“Long live the young at heart, you know who you are. With your spirit burning, take a risk,” surfer Bianca Buitendag crooned into the soft silence of dusk, “lost” somewhere along South Africa’s Trankei region.
Buitendag is a 20-year-old professional surfer hailing from a small coastal town in South Africa. Traveling the world over from the young age of fourteen has opened her eyes and her mind to many different cultures, “which is a privilege more than my gratitude can express,” she says in the bio on her website. One only needs to hear or read a few phrases from Buitendag to realize that she is someone extraordinary and that the inner workings of her mind are humbling. Her bio continues:
“The ocean, which I continually analyze is also my escape. My heart thrives when I find myself under water, lost in the freedom of the ocean and its movements. My heart thrives when I see people reach their full potential or when someone breaks through the oppression of its circumstances. I keep my eyes and heart wide open. I long for adventure, love the unexpected and the unlikely.”
Director Dan Mace sent Buitendag and fellow professional surfer Lee-Ann Curren on an incredible journey after the two approached him to make a short film about surfing, according to the YouTube description of the video below. Wanting to do something different, Mace had Curren fly to meet Buitendag in South Africa for a 10-day surf trip that would involve the two women leaving their mobile devices behind and relying on a map and locals to guide their way. They were charged with the task of getting truly lost in their surroundings, to reconnect with the earth, and to experience “raw adventure,” as Mace said in the video description.

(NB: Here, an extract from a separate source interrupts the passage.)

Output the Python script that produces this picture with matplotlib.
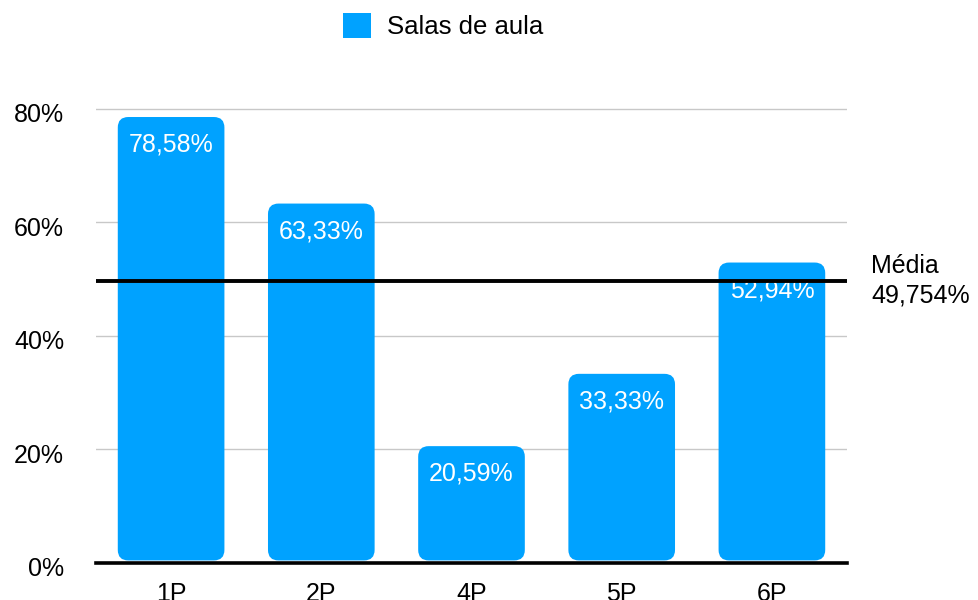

Mace and a small crew of four others followed along behind Buitendag and Curren on their journey, capturing their adventure of traveling off-grid. Surf travel is nothing new for these two, though, and Curren’s first words in the film illuminate the matter-of-factness of her travels, “I close my eyes and realize that I have been around the world three times in the last six months.” She goes on, “But I still can’t remember the last time I truly got lost.”
Buitendag and Curren helped Mace craft the beautiful script for the video, allowing us as viewers to witness the profound wisdom that both women gained along the way. The heavy collaboration between filmmaker and subjects allows for a comprehensive and deeply honest look at these women’s lives; their spirit and character can be felt in every frame and every word.
The opening sequence, designed by Mace, stands in stark contrast to the rest of the film, but Mace assures in the video’s YouTube description that this was wholly his intention. He writes that the opening sequence was a response to having experienced raw travel and wanting to represent the vast difference between that experience and his experience of a day-to-day life dominated by materialism, over-consumption, and complacency.
Mace explains of the opening sequence, “You will see how a young boy is transformed by external information given to him by the media and shaped into a living computeristic being that eventually crashes from being over-worked by consumers. I made use of this concept in order to place the audience in a position of understanding the need for adventure and disconnect.”
The resulting short, ‘The Sound of Silence,’ is a piece of visual and sonic poetry, hypnotizing both because of its emotive soundtrack and dialogue as well as its visual imagery.
Buitendag and Curren are captivating both on their surfboards and off, proving that the beauty, grace, and power they exhibit in their sport extends also to the quality of their characters.
“Long live the soul set free,” says Buitendag, “Don’t be afraid to dream.”